Begin with the first line of the material and write out each line exactly, ending with the line that contains "7000, 8000, 9000];". Pictures are not part of the copy.

----- LISTING -----

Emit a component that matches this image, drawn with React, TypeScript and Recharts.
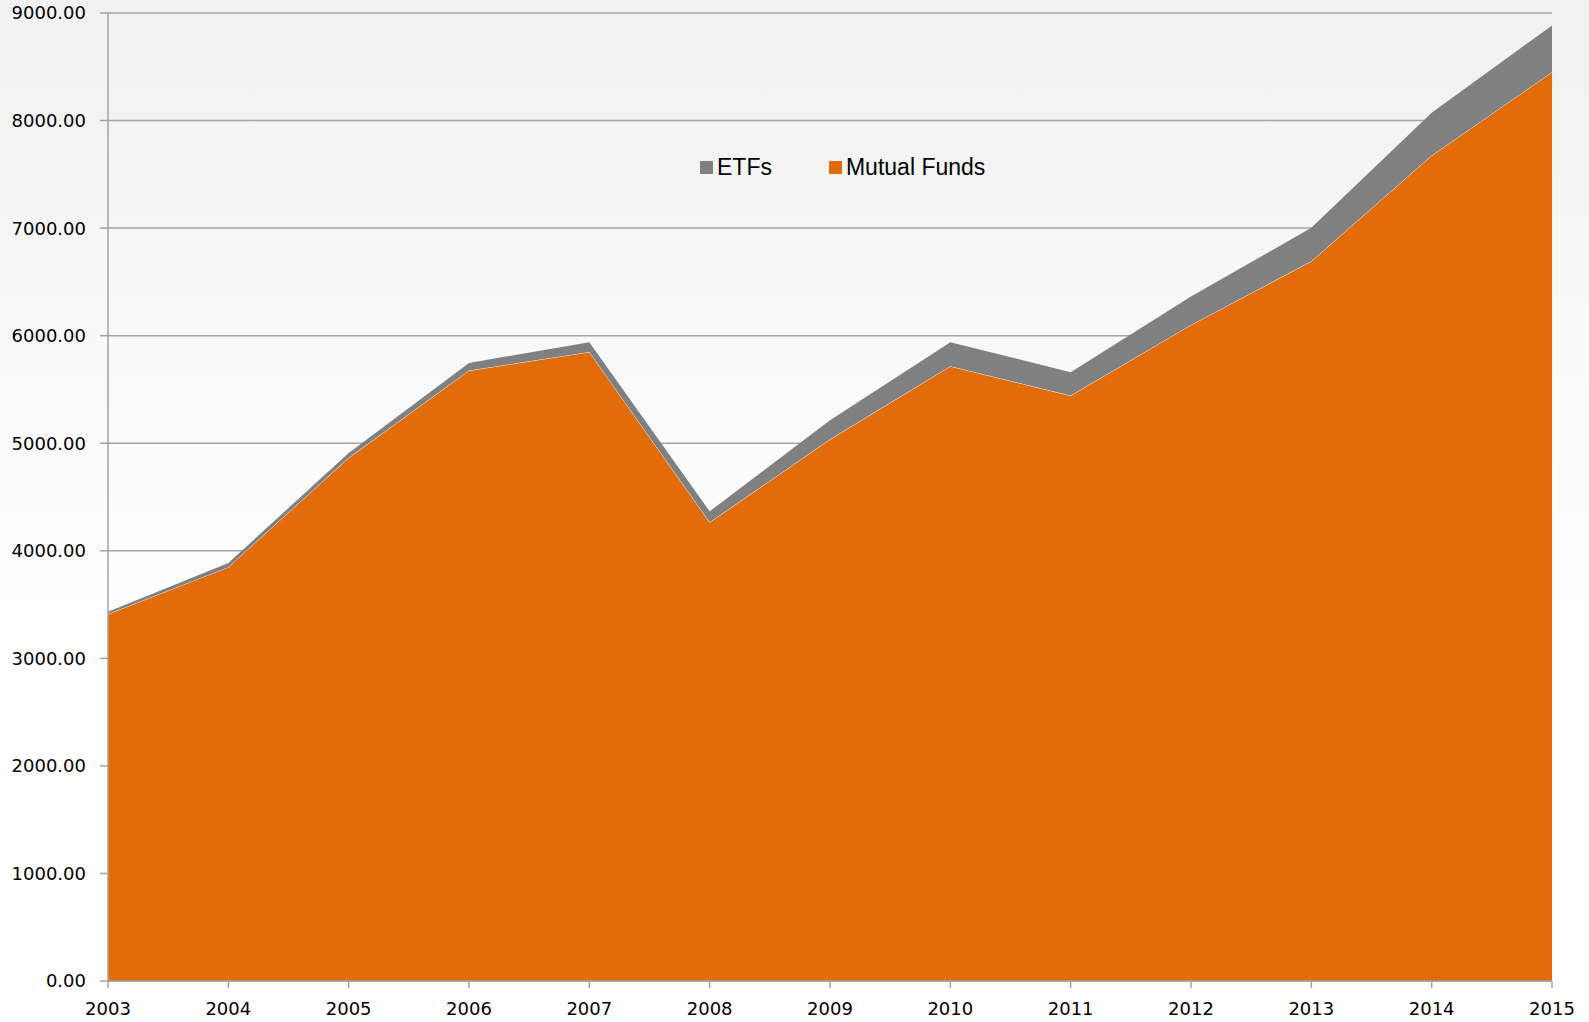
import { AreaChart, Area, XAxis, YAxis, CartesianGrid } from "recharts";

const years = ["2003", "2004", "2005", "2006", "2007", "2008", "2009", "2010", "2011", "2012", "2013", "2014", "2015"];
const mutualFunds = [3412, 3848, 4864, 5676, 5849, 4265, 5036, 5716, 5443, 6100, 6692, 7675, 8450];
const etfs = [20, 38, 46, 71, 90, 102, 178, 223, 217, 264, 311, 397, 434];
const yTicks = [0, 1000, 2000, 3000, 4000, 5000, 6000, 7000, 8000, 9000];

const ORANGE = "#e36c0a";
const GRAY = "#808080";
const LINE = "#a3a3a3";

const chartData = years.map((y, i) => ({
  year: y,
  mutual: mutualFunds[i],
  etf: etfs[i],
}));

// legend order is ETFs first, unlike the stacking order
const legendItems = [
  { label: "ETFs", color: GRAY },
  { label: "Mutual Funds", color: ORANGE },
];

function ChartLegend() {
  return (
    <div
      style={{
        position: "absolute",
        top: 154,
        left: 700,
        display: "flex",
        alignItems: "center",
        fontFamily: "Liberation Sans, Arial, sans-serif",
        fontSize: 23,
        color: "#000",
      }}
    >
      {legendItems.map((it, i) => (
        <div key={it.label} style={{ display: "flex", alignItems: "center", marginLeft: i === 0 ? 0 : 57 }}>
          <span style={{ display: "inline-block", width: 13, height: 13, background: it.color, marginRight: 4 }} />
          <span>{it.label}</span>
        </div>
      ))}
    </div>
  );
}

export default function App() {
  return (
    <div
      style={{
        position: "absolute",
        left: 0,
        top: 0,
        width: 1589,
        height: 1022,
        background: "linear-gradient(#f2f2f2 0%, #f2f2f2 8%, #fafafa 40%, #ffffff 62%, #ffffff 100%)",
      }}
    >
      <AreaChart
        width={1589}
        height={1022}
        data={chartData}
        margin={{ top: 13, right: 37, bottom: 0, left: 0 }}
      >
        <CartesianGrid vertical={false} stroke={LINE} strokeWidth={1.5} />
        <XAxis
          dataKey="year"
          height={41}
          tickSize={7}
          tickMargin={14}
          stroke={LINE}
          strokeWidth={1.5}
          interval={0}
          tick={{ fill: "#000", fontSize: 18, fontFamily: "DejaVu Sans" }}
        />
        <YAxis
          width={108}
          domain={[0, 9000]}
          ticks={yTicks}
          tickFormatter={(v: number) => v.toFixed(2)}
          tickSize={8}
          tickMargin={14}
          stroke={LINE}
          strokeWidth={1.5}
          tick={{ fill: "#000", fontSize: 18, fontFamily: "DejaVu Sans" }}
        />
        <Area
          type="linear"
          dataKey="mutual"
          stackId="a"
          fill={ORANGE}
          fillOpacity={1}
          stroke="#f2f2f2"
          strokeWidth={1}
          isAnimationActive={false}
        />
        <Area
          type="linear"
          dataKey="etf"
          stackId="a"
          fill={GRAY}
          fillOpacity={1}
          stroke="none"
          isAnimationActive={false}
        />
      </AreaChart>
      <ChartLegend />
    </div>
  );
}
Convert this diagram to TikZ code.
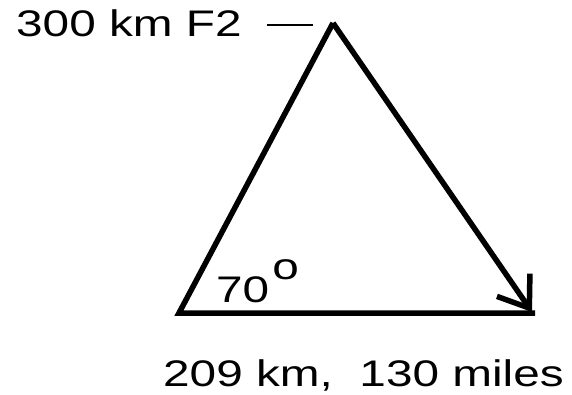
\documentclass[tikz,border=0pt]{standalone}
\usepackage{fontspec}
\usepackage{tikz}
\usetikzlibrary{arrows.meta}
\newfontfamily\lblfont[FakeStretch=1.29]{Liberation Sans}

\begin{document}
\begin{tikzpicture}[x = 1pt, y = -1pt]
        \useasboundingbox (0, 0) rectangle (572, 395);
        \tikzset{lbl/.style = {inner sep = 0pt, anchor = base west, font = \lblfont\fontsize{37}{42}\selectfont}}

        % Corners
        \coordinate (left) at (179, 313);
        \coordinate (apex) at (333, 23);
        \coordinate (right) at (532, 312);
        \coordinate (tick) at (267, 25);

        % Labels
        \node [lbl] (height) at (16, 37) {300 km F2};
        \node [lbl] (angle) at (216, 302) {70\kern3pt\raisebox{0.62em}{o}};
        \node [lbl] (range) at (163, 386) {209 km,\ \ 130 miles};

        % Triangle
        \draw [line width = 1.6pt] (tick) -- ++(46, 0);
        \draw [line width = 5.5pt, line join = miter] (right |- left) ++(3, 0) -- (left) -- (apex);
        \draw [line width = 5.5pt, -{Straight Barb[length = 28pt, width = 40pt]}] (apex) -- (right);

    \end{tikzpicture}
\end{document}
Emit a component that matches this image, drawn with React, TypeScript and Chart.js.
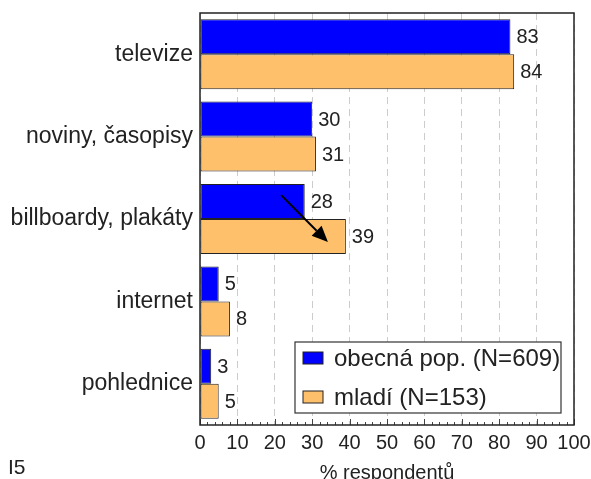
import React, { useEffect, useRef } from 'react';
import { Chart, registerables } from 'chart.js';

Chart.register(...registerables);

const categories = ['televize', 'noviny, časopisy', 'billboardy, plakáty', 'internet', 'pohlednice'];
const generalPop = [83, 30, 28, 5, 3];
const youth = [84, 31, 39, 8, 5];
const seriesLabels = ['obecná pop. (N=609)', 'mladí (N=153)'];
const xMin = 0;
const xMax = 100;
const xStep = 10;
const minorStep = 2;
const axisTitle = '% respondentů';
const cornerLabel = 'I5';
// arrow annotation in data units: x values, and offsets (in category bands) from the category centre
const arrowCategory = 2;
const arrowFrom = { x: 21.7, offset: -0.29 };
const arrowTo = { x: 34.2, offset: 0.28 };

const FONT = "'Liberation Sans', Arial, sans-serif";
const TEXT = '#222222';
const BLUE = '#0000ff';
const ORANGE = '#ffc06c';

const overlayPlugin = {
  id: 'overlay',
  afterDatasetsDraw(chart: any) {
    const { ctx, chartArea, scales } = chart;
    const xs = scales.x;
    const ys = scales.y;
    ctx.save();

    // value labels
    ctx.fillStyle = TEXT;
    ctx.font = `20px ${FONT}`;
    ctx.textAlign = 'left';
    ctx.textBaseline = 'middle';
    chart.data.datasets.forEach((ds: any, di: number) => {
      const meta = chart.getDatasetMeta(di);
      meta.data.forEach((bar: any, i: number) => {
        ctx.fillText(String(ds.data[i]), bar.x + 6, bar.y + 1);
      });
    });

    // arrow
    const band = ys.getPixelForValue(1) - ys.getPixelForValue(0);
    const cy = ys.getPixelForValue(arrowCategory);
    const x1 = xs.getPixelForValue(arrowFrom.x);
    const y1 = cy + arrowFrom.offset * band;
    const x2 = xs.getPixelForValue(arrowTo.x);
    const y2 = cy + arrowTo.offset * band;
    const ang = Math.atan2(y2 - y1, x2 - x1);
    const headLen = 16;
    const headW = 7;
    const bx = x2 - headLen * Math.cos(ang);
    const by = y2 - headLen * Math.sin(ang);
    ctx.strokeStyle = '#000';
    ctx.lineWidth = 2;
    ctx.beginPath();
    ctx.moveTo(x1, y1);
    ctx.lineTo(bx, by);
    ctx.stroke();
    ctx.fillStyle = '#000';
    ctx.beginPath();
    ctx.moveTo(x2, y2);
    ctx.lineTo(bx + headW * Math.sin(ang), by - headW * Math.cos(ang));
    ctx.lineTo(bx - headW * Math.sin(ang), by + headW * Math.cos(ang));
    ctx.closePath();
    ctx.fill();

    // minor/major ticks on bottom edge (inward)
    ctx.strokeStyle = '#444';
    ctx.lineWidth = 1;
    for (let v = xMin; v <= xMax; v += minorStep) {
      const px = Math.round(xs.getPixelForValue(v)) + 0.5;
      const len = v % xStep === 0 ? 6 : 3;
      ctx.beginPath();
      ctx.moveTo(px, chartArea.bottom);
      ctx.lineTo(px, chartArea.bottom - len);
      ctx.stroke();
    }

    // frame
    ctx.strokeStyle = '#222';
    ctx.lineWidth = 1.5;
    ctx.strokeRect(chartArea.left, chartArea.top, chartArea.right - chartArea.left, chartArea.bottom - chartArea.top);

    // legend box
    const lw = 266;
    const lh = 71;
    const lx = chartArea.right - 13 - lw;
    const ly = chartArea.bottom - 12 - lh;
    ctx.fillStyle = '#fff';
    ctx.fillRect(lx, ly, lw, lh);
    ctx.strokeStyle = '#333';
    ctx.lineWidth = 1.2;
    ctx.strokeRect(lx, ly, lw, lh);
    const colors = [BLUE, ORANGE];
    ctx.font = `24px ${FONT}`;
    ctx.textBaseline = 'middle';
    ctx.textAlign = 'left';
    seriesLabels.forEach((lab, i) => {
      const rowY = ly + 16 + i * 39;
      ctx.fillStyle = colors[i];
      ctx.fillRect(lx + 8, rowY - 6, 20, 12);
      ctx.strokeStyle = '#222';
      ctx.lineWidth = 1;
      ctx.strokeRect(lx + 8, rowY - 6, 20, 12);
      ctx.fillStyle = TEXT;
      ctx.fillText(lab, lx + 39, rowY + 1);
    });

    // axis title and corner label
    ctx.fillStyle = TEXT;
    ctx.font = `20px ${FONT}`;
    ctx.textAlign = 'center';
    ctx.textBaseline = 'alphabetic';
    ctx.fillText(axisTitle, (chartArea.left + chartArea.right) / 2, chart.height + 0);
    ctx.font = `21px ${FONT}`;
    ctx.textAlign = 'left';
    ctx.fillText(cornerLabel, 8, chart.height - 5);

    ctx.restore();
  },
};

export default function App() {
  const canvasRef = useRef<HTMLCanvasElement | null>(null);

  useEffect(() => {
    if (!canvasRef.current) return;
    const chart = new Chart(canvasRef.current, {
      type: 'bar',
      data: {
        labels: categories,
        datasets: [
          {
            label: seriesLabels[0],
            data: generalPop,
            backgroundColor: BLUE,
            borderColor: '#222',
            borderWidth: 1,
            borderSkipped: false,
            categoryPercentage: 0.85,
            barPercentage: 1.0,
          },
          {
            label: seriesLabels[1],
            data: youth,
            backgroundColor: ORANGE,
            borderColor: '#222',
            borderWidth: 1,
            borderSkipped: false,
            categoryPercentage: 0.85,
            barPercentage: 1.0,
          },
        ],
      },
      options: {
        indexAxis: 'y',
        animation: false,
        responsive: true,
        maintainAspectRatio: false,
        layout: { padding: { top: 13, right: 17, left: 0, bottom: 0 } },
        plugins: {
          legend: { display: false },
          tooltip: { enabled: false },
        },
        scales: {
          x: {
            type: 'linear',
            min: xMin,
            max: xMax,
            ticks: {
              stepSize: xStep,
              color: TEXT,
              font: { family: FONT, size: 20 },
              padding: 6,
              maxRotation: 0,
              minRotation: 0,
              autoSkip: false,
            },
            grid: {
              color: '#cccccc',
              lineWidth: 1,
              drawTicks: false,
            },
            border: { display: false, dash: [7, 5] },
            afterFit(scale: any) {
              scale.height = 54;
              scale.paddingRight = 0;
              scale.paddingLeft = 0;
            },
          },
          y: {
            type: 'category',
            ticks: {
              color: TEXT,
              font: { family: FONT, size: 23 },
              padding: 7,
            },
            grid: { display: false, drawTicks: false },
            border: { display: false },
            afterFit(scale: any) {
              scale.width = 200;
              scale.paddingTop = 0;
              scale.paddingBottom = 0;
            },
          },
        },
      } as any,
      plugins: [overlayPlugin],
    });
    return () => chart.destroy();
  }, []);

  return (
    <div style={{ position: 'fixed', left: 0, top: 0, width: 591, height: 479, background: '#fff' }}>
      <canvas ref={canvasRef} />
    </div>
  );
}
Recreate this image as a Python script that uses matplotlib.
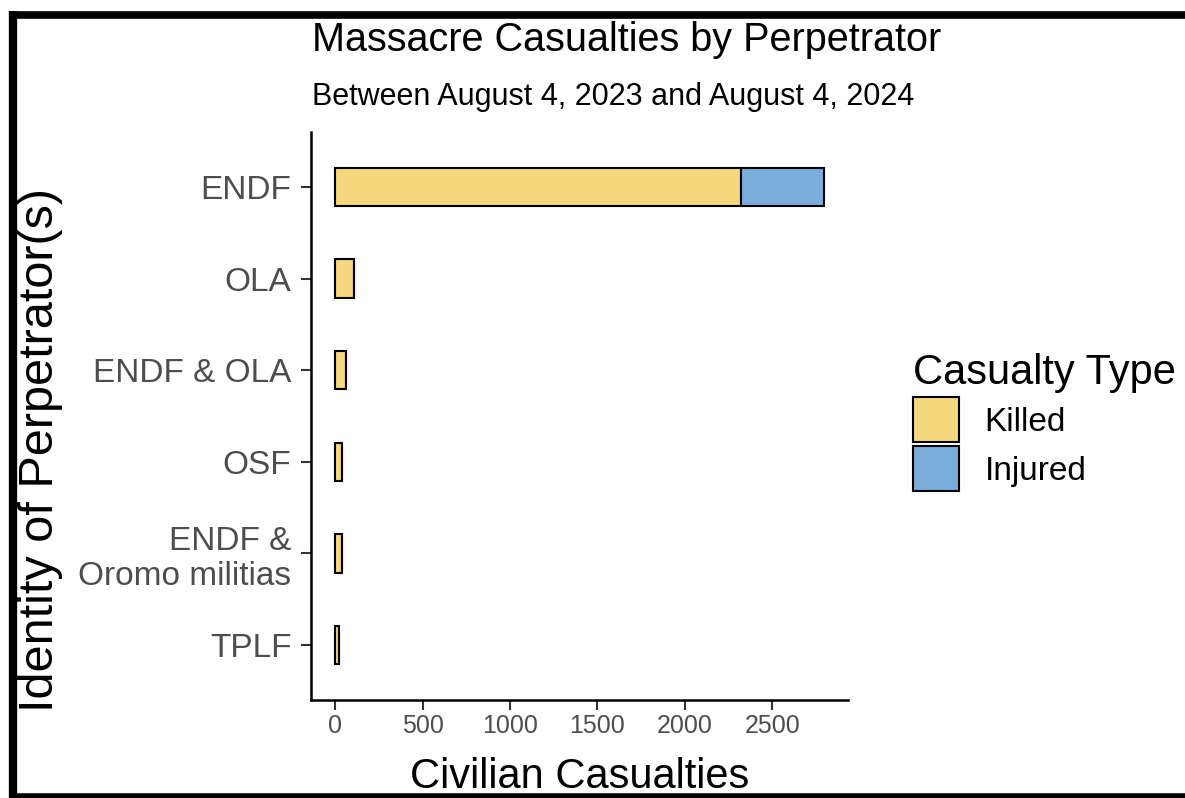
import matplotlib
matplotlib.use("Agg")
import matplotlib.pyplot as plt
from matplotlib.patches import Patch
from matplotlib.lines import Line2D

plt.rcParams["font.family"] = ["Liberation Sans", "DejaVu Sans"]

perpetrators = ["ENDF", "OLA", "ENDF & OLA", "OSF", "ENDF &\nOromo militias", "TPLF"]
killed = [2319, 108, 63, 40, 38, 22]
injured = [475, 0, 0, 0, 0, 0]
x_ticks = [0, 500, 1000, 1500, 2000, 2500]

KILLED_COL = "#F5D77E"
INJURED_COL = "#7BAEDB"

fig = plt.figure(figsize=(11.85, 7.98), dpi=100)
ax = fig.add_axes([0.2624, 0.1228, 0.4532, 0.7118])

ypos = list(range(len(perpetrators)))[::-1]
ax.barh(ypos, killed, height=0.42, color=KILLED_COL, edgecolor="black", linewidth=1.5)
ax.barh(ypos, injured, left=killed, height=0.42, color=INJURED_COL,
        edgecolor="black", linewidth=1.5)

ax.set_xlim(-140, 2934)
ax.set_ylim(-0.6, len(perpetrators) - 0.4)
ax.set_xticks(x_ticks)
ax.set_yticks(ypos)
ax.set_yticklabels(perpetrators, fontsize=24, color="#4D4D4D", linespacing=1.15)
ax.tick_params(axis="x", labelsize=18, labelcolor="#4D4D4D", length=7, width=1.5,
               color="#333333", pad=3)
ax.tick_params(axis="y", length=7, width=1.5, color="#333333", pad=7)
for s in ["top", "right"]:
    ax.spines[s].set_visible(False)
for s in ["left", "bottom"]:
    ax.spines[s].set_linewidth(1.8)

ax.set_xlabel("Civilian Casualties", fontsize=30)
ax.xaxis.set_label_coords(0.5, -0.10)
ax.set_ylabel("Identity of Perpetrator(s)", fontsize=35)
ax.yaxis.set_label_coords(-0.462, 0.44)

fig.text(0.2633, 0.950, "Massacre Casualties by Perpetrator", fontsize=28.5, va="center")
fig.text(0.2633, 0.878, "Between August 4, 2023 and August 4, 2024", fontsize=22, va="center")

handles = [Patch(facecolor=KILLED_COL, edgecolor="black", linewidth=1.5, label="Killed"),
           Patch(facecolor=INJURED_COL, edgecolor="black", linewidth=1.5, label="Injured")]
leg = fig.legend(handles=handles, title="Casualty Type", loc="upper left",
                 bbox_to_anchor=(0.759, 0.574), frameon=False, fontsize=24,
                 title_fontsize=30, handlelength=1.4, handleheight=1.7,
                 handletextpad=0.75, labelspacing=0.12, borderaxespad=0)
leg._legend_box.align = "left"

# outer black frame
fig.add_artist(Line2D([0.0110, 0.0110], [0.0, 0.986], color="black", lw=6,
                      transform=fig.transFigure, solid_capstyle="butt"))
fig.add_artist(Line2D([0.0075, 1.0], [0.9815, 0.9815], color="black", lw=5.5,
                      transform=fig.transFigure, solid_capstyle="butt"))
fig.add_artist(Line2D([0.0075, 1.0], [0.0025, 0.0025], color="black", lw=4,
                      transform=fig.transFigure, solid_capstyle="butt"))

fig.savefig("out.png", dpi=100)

-----

**EXERCISE ANSWER**
Emit a component that matches this image, drawn with React, TypeScript and Recharts.
import { AreaChart, Area, XAxis, YAxis, CartesianGrid } from "recharts";

const years = ["2003", "2004", "2005", "2006", "2007", "2008", "2009", "2010", "2011", "2012", "2013", "2014", "2015"];
const mutualFunds = [3412, 3848, 4864, 5676, 5849, 4265, 5036, 5716, 5443, 6100, 6692, 7675, 8450];
const etfs = [20, 38, 46, 71, 90, 102, 178, 223, 217, 264, 311, 397, 434];
const yTicks = [0, 1000, 2000, 3000, 4000, 5000, 6000, 7000, 8000, 9000];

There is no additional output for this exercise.